There's been a lot of repair work. I'm interested in repair. After trauma comes repair work, and that's what we have to do. Because, you know, this is not the first time a white man has been in a place of power and has deceived others. And while there may not have been the typical sex scandals or anything like that - there was so much beauty in the work and we don't want to lose the beauty of women coming together In support of women's empowerment, women's intuition, women's embodiment. We don't want to lose that at the hands of another patriarchal figure who never even taught us. We never sat in the room with him, at least I never did. He never taught the women's work. And so it's a very vulnerable thing to even interview about it or talk about, because those of us who were teaching this work were really aggressively maligned. And that can be very, very painful to experience, especially with people who you trusted. And so for me, that's my caution in speaking to you, is that this doesn't need to be sensationalized any more than it already has been. This is about a man who plagiarized.

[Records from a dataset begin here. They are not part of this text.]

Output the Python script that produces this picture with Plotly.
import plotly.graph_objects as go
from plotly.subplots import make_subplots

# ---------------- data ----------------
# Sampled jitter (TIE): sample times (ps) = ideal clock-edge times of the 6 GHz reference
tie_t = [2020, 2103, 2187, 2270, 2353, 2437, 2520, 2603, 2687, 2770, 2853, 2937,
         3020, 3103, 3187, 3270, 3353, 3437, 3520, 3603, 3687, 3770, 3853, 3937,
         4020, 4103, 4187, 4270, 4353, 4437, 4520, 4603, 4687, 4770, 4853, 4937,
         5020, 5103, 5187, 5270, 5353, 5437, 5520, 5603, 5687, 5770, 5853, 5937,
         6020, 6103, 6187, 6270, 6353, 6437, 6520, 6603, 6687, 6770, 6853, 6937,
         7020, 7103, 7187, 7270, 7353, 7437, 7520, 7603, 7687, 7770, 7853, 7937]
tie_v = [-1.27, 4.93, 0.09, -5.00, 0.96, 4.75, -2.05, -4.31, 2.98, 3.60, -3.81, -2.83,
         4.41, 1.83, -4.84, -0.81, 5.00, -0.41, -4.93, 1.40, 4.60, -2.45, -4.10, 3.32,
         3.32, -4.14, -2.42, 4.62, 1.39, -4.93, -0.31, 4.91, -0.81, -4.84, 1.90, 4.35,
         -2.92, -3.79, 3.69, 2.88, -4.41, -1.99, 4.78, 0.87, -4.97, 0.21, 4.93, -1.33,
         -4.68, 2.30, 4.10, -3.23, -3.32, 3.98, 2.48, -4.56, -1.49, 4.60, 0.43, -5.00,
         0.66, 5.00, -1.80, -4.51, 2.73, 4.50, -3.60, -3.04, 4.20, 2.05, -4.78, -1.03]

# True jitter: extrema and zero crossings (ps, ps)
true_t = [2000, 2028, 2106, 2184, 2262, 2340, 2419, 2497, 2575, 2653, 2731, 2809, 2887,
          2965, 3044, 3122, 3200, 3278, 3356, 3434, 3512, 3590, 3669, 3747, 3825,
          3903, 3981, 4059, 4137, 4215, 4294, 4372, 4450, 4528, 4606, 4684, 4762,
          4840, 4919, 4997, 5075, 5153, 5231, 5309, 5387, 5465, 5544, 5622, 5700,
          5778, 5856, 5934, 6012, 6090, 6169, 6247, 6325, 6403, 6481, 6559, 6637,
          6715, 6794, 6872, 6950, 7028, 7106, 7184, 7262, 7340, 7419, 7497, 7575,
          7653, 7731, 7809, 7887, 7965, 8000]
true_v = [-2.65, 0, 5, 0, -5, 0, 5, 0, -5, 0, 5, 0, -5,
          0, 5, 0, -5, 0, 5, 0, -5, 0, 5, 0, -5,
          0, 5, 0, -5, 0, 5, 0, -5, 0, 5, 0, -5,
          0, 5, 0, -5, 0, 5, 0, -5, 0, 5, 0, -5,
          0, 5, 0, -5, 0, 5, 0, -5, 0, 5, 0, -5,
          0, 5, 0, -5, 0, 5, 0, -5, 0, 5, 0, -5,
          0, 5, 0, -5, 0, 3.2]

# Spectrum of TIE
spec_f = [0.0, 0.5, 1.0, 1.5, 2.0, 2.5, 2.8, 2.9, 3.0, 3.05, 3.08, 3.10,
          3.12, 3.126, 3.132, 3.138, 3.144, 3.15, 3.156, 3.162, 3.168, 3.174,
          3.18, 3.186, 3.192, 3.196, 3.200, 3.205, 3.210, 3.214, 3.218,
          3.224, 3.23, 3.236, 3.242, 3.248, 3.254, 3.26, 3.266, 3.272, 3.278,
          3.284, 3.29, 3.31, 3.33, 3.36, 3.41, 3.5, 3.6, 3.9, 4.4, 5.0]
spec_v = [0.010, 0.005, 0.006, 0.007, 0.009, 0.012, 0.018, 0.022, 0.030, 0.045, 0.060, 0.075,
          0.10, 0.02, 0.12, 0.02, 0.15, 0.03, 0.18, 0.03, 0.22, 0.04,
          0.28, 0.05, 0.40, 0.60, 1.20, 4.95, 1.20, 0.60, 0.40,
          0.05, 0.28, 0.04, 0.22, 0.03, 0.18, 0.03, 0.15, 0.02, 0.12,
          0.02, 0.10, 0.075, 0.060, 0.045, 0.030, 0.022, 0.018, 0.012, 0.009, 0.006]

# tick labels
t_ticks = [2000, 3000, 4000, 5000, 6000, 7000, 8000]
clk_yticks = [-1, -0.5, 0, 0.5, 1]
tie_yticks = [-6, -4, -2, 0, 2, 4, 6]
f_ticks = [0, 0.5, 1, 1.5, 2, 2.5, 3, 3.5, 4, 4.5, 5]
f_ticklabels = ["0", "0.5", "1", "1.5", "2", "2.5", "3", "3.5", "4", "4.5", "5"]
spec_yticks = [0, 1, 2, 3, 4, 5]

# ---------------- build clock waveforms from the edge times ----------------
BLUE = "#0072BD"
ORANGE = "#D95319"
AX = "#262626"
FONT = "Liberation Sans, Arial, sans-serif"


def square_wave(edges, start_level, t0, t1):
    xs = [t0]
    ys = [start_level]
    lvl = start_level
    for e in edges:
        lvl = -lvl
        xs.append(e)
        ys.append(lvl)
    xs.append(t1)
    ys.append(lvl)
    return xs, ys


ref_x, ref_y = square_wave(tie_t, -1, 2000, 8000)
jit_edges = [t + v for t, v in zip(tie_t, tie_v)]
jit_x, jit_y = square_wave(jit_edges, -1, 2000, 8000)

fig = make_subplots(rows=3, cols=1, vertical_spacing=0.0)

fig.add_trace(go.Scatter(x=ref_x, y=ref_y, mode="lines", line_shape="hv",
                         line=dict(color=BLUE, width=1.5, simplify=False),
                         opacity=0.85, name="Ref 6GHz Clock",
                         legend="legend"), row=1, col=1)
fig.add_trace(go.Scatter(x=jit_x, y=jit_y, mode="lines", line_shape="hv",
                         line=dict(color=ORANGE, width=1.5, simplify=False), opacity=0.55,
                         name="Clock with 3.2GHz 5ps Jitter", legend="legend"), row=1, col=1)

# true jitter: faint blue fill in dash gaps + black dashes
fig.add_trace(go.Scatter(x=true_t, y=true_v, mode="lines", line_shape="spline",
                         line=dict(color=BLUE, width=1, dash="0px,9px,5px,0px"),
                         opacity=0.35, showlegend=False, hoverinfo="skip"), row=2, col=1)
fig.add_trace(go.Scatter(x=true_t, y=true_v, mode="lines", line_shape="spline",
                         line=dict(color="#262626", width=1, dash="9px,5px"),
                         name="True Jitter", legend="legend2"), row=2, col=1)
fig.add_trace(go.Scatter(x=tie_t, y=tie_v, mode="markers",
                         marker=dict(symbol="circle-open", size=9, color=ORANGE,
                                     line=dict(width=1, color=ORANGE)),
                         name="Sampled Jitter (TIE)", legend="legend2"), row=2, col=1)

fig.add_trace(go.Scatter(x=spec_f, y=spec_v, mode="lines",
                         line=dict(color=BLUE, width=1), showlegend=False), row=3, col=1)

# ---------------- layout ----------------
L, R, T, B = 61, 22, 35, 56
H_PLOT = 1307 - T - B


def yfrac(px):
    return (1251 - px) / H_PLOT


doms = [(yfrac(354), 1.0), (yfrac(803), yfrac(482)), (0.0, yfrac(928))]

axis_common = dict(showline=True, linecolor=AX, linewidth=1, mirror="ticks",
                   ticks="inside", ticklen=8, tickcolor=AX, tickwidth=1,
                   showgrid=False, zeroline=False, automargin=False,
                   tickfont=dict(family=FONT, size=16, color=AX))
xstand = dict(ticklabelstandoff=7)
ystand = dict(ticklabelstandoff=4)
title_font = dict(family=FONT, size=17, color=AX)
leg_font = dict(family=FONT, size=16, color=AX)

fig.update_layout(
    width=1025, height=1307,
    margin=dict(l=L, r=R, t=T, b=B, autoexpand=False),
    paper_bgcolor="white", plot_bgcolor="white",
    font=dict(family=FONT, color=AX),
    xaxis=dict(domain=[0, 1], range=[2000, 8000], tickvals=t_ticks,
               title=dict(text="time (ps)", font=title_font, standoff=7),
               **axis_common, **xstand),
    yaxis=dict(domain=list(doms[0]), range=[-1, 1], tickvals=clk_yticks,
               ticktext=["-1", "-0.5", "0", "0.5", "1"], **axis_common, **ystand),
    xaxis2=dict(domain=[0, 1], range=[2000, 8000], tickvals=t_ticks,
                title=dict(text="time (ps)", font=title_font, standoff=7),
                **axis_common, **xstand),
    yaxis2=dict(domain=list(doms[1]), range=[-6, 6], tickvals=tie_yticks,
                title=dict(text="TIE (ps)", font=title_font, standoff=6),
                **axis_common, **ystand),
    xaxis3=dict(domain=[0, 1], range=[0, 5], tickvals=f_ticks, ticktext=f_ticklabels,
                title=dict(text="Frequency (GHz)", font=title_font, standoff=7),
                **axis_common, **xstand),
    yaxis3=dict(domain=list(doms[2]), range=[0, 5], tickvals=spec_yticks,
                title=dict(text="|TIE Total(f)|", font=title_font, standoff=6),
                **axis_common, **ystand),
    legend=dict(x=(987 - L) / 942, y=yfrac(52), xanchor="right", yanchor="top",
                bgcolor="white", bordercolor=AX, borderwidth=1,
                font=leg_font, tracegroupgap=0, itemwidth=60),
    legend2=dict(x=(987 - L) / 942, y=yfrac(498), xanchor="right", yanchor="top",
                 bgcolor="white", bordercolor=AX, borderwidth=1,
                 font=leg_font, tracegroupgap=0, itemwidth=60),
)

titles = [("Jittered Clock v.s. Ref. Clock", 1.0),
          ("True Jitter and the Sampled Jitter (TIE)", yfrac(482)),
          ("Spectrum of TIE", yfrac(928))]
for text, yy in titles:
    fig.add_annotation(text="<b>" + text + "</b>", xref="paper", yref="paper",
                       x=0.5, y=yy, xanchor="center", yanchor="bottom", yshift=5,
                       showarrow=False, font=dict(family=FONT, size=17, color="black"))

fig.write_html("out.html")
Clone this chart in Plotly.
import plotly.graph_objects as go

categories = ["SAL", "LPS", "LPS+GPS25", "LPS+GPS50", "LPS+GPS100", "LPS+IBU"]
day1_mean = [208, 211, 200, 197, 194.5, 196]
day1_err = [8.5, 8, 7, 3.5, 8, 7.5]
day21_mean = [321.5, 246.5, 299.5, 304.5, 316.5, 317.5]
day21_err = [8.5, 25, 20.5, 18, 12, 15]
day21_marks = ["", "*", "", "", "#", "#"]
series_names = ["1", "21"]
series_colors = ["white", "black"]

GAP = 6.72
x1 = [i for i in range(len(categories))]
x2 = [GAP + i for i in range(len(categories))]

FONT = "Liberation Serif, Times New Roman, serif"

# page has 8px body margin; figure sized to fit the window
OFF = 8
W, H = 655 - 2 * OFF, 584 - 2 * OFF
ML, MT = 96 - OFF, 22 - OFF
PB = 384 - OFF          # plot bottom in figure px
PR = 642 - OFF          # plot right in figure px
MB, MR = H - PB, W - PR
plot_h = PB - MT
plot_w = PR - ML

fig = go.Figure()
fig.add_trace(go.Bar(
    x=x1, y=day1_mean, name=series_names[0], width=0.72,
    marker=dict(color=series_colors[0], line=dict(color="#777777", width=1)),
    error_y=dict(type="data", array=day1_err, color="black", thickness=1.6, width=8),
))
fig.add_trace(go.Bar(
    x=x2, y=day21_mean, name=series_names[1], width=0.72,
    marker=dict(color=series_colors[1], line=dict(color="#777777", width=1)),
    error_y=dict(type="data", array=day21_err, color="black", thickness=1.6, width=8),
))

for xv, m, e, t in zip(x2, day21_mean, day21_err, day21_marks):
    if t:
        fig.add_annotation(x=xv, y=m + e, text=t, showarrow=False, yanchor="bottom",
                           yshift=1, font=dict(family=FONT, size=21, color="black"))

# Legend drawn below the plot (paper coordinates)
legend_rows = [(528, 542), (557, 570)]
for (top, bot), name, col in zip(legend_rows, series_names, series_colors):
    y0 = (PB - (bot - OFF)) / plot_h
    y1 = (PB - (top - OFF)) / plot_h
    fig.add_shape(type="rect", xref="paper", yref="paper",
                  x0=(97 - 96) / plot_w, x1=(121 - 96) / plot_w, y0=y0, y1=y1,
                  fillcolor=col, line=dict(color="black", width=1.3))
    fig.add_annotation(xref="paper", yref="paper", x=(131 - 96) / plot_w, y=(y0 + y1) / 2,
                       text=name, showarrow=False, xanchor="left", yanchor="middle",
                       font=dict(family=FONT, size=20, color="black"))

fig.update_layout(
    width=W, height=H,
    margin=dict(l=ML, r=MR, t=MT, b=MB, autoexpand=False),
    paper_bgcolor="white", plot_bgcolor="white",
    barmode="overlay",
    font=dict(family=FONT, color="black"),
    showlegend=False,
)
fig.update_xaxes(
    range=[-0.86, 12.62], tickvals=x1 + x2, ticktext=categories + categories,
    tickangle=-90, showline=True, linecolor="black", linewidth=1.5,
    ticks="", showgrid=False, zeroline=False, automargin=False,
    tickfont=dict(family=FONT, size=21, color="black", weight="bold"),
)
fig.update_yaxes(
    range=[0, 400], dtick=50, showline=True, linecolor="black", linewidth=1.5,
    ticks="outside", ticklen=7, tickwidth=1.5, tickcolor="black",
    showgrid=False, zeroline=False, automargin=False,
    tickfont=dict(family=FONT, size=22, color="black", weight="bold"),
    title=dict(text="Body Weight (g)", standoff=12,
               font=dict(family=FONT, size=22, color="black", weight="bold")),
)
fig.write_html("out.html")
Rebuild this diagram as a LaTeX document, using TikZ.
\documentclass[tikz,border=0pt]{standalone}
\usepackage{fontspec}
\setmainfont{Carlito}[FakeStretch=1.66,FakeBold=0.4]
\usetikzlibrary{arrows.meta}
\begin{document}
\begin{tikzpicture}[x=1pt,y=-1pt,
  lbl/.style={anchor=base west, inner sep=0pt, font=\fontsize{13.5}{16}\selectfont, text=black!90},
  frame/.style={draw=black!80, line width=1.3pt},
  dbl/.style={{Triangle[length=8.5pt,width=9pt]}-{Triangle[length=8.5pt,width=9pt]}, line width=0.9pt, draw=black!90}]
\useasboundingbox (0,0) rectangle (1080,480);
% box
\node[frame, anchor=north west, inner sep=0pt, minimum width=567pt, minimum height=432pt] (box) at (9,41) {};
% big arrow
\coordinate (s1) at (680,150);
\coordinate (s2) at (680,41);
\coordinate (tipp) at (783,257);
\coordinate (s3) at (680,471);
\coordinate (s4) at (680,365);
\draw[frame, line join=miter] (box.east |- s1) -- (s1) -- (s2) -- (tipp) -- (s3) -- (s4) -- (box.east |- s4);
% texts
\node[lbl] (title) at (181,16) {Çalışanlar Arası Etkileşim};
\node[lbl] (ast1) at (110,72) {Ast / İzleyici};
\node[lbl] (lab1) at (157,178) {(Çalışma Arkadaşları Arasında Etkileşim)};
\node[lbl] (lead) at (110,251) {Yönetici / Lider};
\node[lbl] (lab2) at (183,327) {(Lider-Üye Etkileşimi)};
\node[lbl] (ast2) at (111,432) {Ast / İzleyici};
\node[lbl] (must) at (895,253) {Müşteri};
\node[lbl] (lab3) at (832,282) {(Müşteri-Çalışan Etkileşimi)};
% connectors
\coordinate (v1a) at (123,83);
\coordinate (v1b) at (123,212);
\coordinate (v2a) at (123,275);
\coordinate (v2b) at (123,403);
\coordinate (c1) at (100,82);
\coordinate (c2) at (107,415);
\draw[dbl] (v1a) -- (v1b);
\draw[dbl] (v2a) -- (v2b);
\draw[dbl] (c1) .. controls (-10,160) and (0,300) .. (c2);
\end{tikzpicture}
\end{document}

A man who created an amalgamation and called it a tradition and then taught it to people who believed it to be real and carried it forward as a tradition. I lost some of my faith. I lost income, for sure, but I gained so much more from working with these women to the degree that I was able to move forward in my life after a devastating miscarriage, through the healing work I did and the empowerment and the embodiment work I did, I was able to move forward and have the child that I have always wanted on my own.
Final Note (not part of the transcript): I think the one thing that hasn’t been explicitly said, is how awful it feels to have passed something on to students as a teacher that I believed was real, and turned out to be made up. That’s certainly something to contend with, even if I didn’t know it wasn’t real at the time.